Bertungkus Lumus pada Tragedi 1965
oleh Fitri Nuur Alimah (0706191)
Feminis berasal dari kata ”Femme” (woman), berarti perempuan (tunggal) yang berjuang untuk memperjuangkan hak-hak kaum perempuan (jamak) sebagai kelas sosial. (Ratna, 2004: 184). Arti sederhana kajian sastra feminis adalah pengkaji memandang sastra dengan kesadaran khusus, kesadaran bahwa ada jenis kelamin yang banyak berhubungan dengan budaya, sastra, dan kehidupan kita. Jenis kelamin inilah yang membuat perbedaan diantara semuanya yang juga membuat perbedaan dari diri pengarang, pembaca, perwatakan, dan pada faktor luar yang mempengaruhi situasi karang-mengarang (Sugihastuti, 2005: 5).
Lewat cerpennya yang berjudul Bertungkus Lumus, Martin Aleida mencoba menggambarkan seorang ibu yang telah kehilangan cita-cita, harapan dan kemuliaan tubuhnya karena tragedi 1965. Tragedi 1965 telah menyisakan kepedihan yang mendalam pada diri tokoh utamanya, karena pada tragedi itu ia harus kehilangan suaminya, dan ia sendiri dimasukkan ke penjara. Di penjara itu dia disiksa dan diperkosa bagaikan seorang pelacur gudikan. Kemudian ia dibawa oleh seorang kapten hanya untuk sekadar menjadi budak gratisan sekaligus sebagai daging simpanan, namun ketika dia telah melahirkan anak laki-laki, kapten itu meninggalkannya. Bertungkus lumus ia membesarkan bayinya hingga menjadi orang yang berhasil.

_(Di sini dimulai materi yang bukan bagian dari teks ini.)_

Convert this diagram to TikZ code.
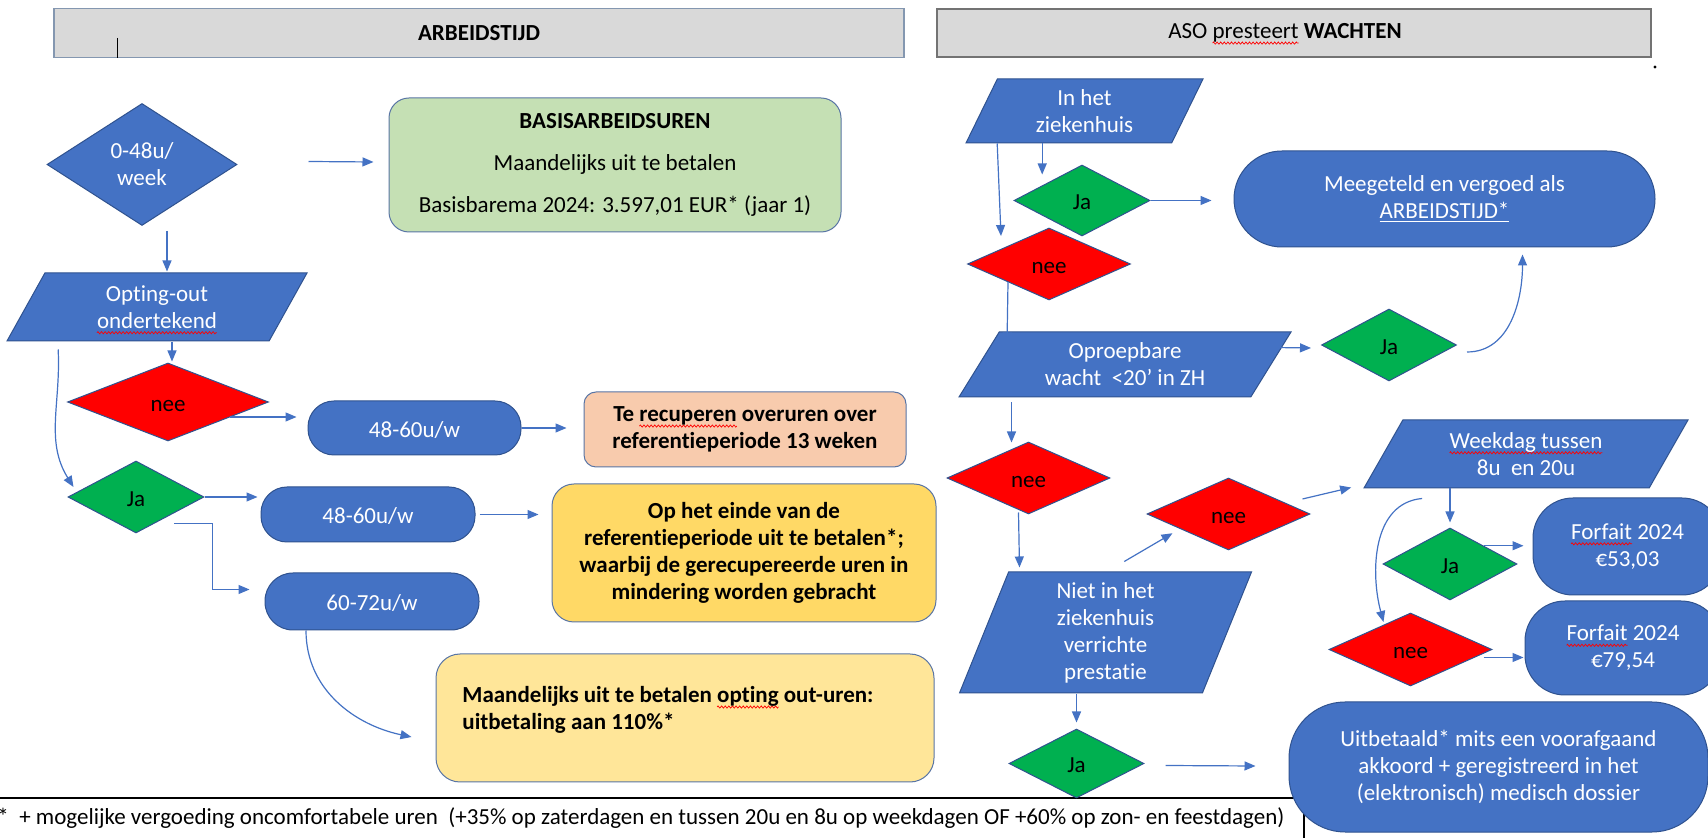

Tokoh utama dalam cerpen ini adalah seorang ibu. Ibu di cerpen ini digambarkan sebagai sosok perempuan yang mudah menyerah, hal ini dapat terlihat dari apa yang dipikirkan, dilakukan, dan dikatakannya. “Namun tekanan ujung jari jemarinya, yang terbiasa mengentak-entak di atas tuts mesin tik, membuat tiap huruf yang tampil di monitor itu berjejal-jejal tak bermakna. Dia mengeluh dalam. Dan segera komputer itu dia matikan…” (paragraf 3, hlm: 1). Jika dia perempuan yang pantang menyerah, dia akan terus mencoba mengetik di laptopnya sampai ia bisa. Namun yang ia lakukan malah segera mematikan laptopnya. Bukti lainnya yang menggambarkan dia seorang yang mudah menyerah adalah saat memilih nama untuk kursusnya, “Dia juga ingin menuliskan nama itu dalam bahasa
Sosok ibu dalam cerpen ini digambarkan pula sebagai sosok perempuan yang tidak mengikuti zaman. Dia masih menggunakan mesin tik, walaupun di rumahnya tersedia laptop. Dia juga masih mengenakan kebaya, “Patahan daun melayang melintasi mulut jendela dan menyelinap diantara kerah kebaya perempuan yang berdiri memaku” (paragraf 6, hlm: 1) tidak seperti wanita seumurannya yang sudah mengenakan pakaian gamis ataupun pakaian bahan untuk keluar rumah dan daster untuk di dalam rumah. Alasan mengapa dia melakukan semua itu, karena dia seorang sosok perempuan yang setia, ”Terdengar aneh, tentu, tetapi buat dia itulah kesetiaan” (paragraf 12, hlm: 2). Bukti lainnya yang menunjukan ia adalah perempuan yang setia adalah dia tidak menikah lagi sejak suaminya tertangkap pada tahun 1965.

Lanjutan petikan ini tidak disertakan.